The report collates the data chronologically and divides it into subsets of 1000 properties each of which align very roughly to 12-month periods.

The study includes outcomes for each subset which paints a picture of behaviour at certain point in time. We’ve also tracked the outcomes to help identify trends over the past six years.

 

How investment assets are changing

In a previous article about this study, I discussed changes in the way investors are behaving toward their investment decisions, especially throughout the past two years. You can read about it by clicking this link.

In this article, I’d like to dissect how investment assets themselves are changing.

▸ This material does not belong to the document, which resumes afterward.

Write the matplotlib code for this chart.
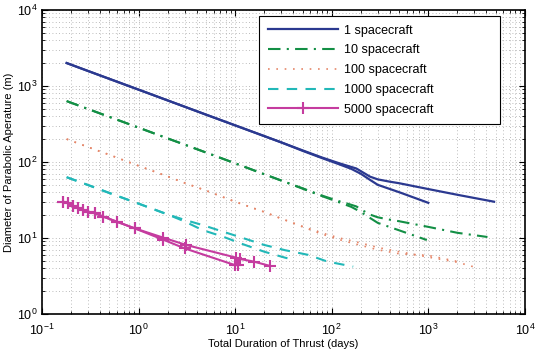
import numpy as np
import matplotlib
matplotlib.use('Agg')
import matplotlib.pyplot as plt

plt.rcParams['font.family'] = ['Liberation Sans', 'DejaVu Sans']

# 1 spacecraft (two branches)
t1_up = [0.18, 0.3, 0.5, 1, 2, 3, 5, 10, 20, 30, 50, 80, 120, 150, 180, 210, 250, 300, 400, 500, 1000, 2000, 4800]
d1_up = [2000, 1572, 1237, 894, 645, 533, 419, 303, 219, 181, 142, 114, 96, 88, 82, 73, 64, 59, 55, 52.5, 44, 37, 30]
t1_lo = [0.18, 0.3, 0.5, 1, 2, 3, 5, 10, 20, 30, 50, 80, 120, 160, 200, 250, 300, 500, 1000]
d1_lo = [2000, 1572, 1237, 894, 645, 533, 419, 303, 219, 181, 140, 112, 93, 81, 70, 58, 50, 40, 29]

# 10 spacecraft
t10_up = [0.18, 0.3, 0.5, 1, 2, 3, 5, 10, 20, 30, 50, 80, 120, 150, 180, 210, 250, 300, 400, 500, 1000, 2000, 4100]
d10_up = [632, 497, 391, 283, 204, 169, 133, 96, 69, 57, 45, 36, 30.4, 28, 26, 23, 20.3, 18.7, 17.4, 16.6, 14, 11.7, 10.3]
t10_lo = [0.18, 0.3, 0.5, 1, 2, 3, 5, 10, 20, 30, 50, 80, 120, 160, 200, 250, 300, 500, 966]
d10_lo = [632, 497, 391, 283, 204, 169, 133, 96, 69, 57, 44.5, 35.4, 29.4, 25.6, 22, 18.3, 15.8, 12.6, 9.4]

# 100 spacecraft
t100_a = [0.18, 0.3, 0.5, 1, 2, 3, 5, 10, 20, 30, 50, 80, 120, 200, 300, 500, 1000, 2000, 2900]
d100_a = [200, 157, 124, 89, 64.5, 53, 42, 30, 22, 18, 14.2, 11.6, 10, 8.6, 7.5, 6.6, 5.6, 4.8, 4.2]
t100_b = [0.18, 0.3, 0.5, 1, 2, 3, 5, 10, 20, 30, 50, 80, 120, 200, 300, 500, 1000, 2020]
d100_b = [200, 157, 124, 89, 64.5, 53, 42, 30, 22, 18, 14, 11.2, 9.5, 8, 7, 6.2, 5.9, 4.9]

# 1000 spacecraft
t1000_up = [0.18, 0.3, 0.5, 1, 2, 3, 4.6, 7.5, 12, 20, 33, 57, 90, 167]
d1000_up = [63, 49.7, 39, 28.3, 20.4, 17.3, 14.8, 12.1, 10, 8.1, 6.9, 6, 4.9, 4.2]
t1000_lo = [0.18, 0.3, 0.5, 1, 2, 3, 4.6, 7.5, 12, 20, 33, 40]
d1000_lo = [63, 49.7, 39, 28.3, 20.4, 16.5, 12.7, 10.4, 8.3, 6.6, 5.5, 5.2]

# 5000 spacecraft
t5000_up = [0.166, 0.187, 0.211, 0.237, 0.268, 0.301, 0.354, 0.431, 0.593, 0.91, 1.8, 3.1, 10.3, 11.2, 15.5, 22.8]
d5000_up = [30, 28.6, 26.4, 24.5, 23.4, 22.2, 21.1, 19.1, 16.4, 13.4, 10.1, 8.1, 5.5, 5.3, 4.9, 4.3]
t5000_lo = [0.166, 0.187, 0.211, 0.237, 0.268, 0.301, 0.354, 0.431, 0.593, 0.91, 1.8, 3.0, 9.95, 10.7]
d5000_lo = [30, 28.6, 26.4, 24.5, 23.4, 22.2, 21.1, 19.1, 16.4, 13.4, 9.5, 7.3, 4.4, 4.4]

blue = '#2b3990'
green = '#138f45'
orange = '#e5876a'
cyan = '#22b8b8'
magenta = '#c53c9f'

fig = plt.figure(figsize=(5.35, 3.54), dpi=100)
ax = fig.add_axes([0.0785, 0.113, 0.9025, 0.859])

ax.loglog(t1_up, d1_up, color=blue, lw=1.6, label='1 spacecraft')
ax.loglog(t1_lo, d1_lo, color=blue, lw=1.6)
ax.loglog(t10_up, d10_up, color=green, lw=1.5, linestyle=(0, (6, 3, 1, 3)), label='10 spacecraft')
ax.loglog(t10_lo, d10_lo, color=green, lw=1.5, linestyle=(0, (6, 3, 1, 3)))
ax.loglog(t100_a, d100_a, color=orange, lw=1.2, linestyle=(0, (1, 4)), label='100 spacecraft')
ax.loglog(t100_b, d100_b, color=orange, lw=1.2, linestyle=(0, (1, 4)))
ax.loglog(t1000_up, d1000_up, color=cyan, lw=1.5, linestyle=(0, (5, 4)), label='1000 spacecraft')
ax.loglog(t1000_lo, d1000_lo, color=cyan, lw=1.5, linestyle=(0, (5, 4)))
ax.loglog(t5000_up, d5000_up, color=magenta, lw=1.5, marker='+', ms=8, mew=1.5, label='5000 spacecraft')
ax.loglog(t5000_lo, d5000_lo, color=magenta, lw=1.5, marker='+', ms=8, mew=1.5)

ax.set_xlim(0.1, 1e4)
ax.set_ylim(1, 1e4)
ax.grid(True, which='both', linestyle=(0, (1, 3)), color='0.65', linewidth=0.6)
ax.tick_params(which='both', direction='in', top=True, right=True, labelsize=9)
ax.tick_params(axis='x', which='major', pad=6)
ax.tick_params(which='major', length=4)
ax.tick_params(which='minor', length=2)
for s in ax.spines.values():
    s.set_linewidth(1.2)

ax.set_xlabel('Total Duration of Thrust (days)', fontsize=8, labelpad=1)
ax.set_ylabel('Diameter of Parabolic Aperature (m)', fontsize=8, labelpad=2)

leg = ax.legend(loc='upper left', bbox_to_anchor=(0.449, 0.633, 0.499, 0.347), mode='expand',
                fontsize=9, handlelength=5.6, handletextpad=0.55, labelspacing=0.62,
                fancybox=False, edgecolor='black', framealpha=1, borderpad=0.7,
                borderaxespad=0)
leg.get_frame().set_linewidth(0.8)

fig.savefig('out.png', dpi=100)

This helps identify trends so investors make smarter decisions about what properties will find the widest appeal among both tenants and eventual buyers.

 

Investment property sizes are changing

The study revealed both investment houses and units are, on average, getting larger. Both have seen their floor areas increase by around 10 per cent since 2016.

Interestingly since 2019 the difference in size between units and houses has reduced. Houses were almost twice the size of units in 2019. Now, they are around 1.6 times the size of units on average.

There’s been demand in the market for larger properties overall (perhaps to deliver additional space for home offices etc.). That said, I suspect the shift away from small investor-only units and toward larger apartments which appeal to both tenants and owner occupiers is behind the change in relative size.

 

Post-purchase renovations remain popular

Around one-third of all investments receive some sort of renovation after purchase, with an average spend of $29,521 property. This indicates buyers are looking for ways to add equity and/or increase rental income.

This could slow somewhat in coming months as investors struggle with rising construction costs of course. While renovation should remain popular, the average spend could well change.

 

Townhouses gain popularity with investors

Townhouse have become dramatically more popular as an investment option over the past

five years. During this period, townhouses as a chosen investment type have grown by 59 per cent, while houses grew 28 per cent. At the same time, units fell as a chosen investment type by 51 per cent.

As a generalisation, townhouses tend deliver a good balance of capital growth potential and rental return. Their smaller land component and more compact design makes them more price accessible as compared to detached homes in the same location.

By the same measure, the average townhouse’s land component, size and design – as well as relative scarcity – in comparison to units delivers more potential for capital gains.

Townhouses are therefore proving popular with investors for sound financial reasons.

Another of the more telling outcomes is the swing toward cashflow-oriented investment options. This is illustrated by the rise in duplex investment.

In the last five years, while investment in units and granny flats has fallen as a proportion of all property types, the percentage of investors buying duplexes has doubled. Duplexes tend to offer high gross returns relative to houses. In addition, having a land component boosts their capital growth potential compared to units.

 

Unit prices have risen

While units are becoming less popular as an investment option, the average amount paid for a unit investment has grown in percentage terms by slightly more than the average paid for a house over the past five years.

This could be the result of the relative size increase for units as mentioned above. Also, after a period of oversupply in many cities, unit prices have now passed through the bottom of their cycle and are strengthening. Relative affordability could also be driving this end of the market as units offer investors a price-accessible entry to many locations.

 

The outcome

What does this tell us about the properties people are investing in nowadays?

Well, investors are being particularly savvy about where they spend their dollars. They want capital gains, most certainly, but cashflow also appears to be increasingly important. This could well reflect people becoming more conscious of their budgeting and ability to service loans and pay for repairs and maintenance. I suspect this will only increase in influence as cost-of-living escalations and rising interest rates play their part.

Also, renovations are helping improving the potential for assets to generate maximum rental income and enjoy capital gains.